At 4:45 the next morning, Friel, who had been sleeping with Jason on her chest, woke to discover that he had stopped breathing. By the time they got to Newhall Hospital, he was dead.

Later that day, after the Friels had returned home from the hospital, Klvana and the midwife came to their house, according to investigators’ interviews with the Friels, included in the court file. Klvana told the Friels that he had “gone out on a limb” to deliver Jason out of the hospital, the Friels said. If anyone asked, the couple told investigators, they were to say that he had wanted to deliver the baby at a hospital but there had not been time.

A review of all of the records in the Friel case was done for the district attorney’s office by Dr. Lester T. Hibbard, a professor of obstetrics and gynecology at USC School of Medicine. In his four-page analysis, Hibbard said, “Diabetes is one of the most basic complications in pregnancy. All authorities agree that both the mother and fetus are at high risk. . . .”

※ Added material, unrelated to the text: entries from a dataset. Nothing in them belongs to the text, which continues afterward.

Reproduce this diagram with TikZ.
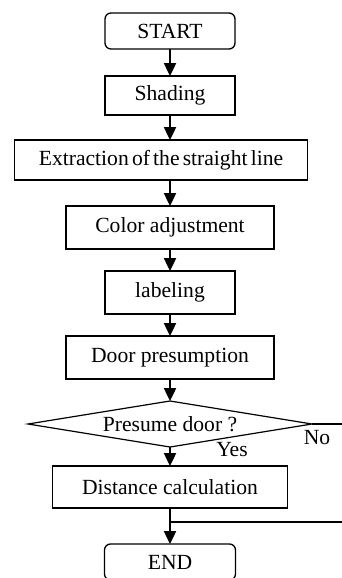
\documentclass[tikz,border=0pt]{standalone}
\usepackage{fontspec}
\setmainfont{Liberation Serif}
\usetikzlibrary{shapes.geometric,positioning,arrows.meta}

\begin{document}
\begin{tikzpicture}[font=\fontsize{10.8}{12.5}\selectfont,
            term/.style={
                rectangle, rounded corners=3pt, draw, line width=0.65pt,
                minimum width=65pt, minimum height=18pt, inner sep=0pt, outer sep=0pt},
            proc/.style={
                rectangle, draw, line width=0.65pt, minimum height=21.5pt,
                inner sep=0pt, outer sep=0pt},
            decide/.style={
                diamond, draw, line width=0.6pt, aspect=6.17,
                minimum width=142pt, minimum height=23pt, inner sep=0pt, outer sep=0pt},
            flow/.style={line width=1.2pt, -{Triangle[width=6pt,length=6.5pt]}},
            joinline/.style={line width=1.2pt}]

            \clip (0,0) rectangle (171pt,-289pt);

            \node [term] (start) at (85pt,-15.5pt) {START};
            \node [proc,minimum width=65pt,minimum height=19.5pt,below=13.5pt of start] (shade) {Shading};
            \node [proc,minimum width=146.5pt,minimum height=20pt,below=12.5pt of shade,xshift=-4.5pt] (extract) {\spaceskip=1.6pt Extraction of the straight line};
            \node [proc,minimum width=104pt,below=13pt of extract,xshift=4.5pt] (color) {Color adjustment};
            \node [proc,minimum width=65pt,below=11pt of color] (label) {labeling};
            \node [proc,minimum width=104pt,below=11pt of label] (door) {Door presumption};
            \node [decide,below=11pt of door] (dia) {Presume door ?};
            \node [proc,minimum width=117.5pt,minimum height=21pt,below=9.5pt of dia] (dist) {Distance calculation};
            \node [term,minimum width=65.5pt,below=18pt of dist] (endn) {END};

            \node (yes) at ([xshift=31pt,yshift=-1.5pt]dia.south) {Yes};
            \node (no) at ([xshift=2.5pt,yshift=-7pt]dia.east) {No};

            \coordinate (merge) at ([yshift=-7pt]dist.south);

            \draw [flow] (start) -- (shade);
            \draw [flow] (shade.south) -- (shade.south |- extract.north);
            \draw [flow] (color.north |- extract.south) -- (color.north);
            \draw [flow] (color) -- (label);
            \draw [flow] (label) -- (door);
            \draw [flow] (door) -- (dia);
            \draw [flow] (dia) -- (dist);
            \draw [joinline] (dist.south) -- (merge);
            \draw [flow] (merge) -- (endn);
            \draw [joinline] (dia.east) -- ++(25pt,0) |- (merge);

        \end{tikzpicture}
\end{document}
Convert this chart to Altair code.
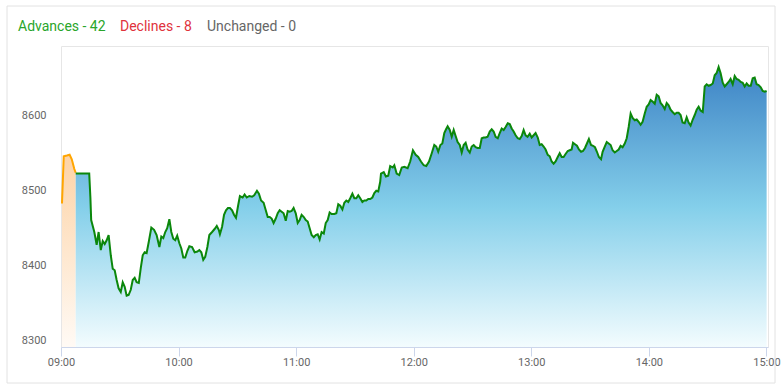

The infants are often normal size but premature and routinely require close monitoring, Hibbard said. According to the analysis in the court file, the Friel baby was born in reasonably good condition, Hibbard said. “There is a strong probability he would have survived if given adequate newborn care.

“If Dr. Klvana has any understanding of the practice of obstetrics, and I assume he does, he would know of the greatly increased risks of pregnancy to a diabetic woman and her infant, and that to permit birth outside a hospital setting greatly increases that risk,” he said.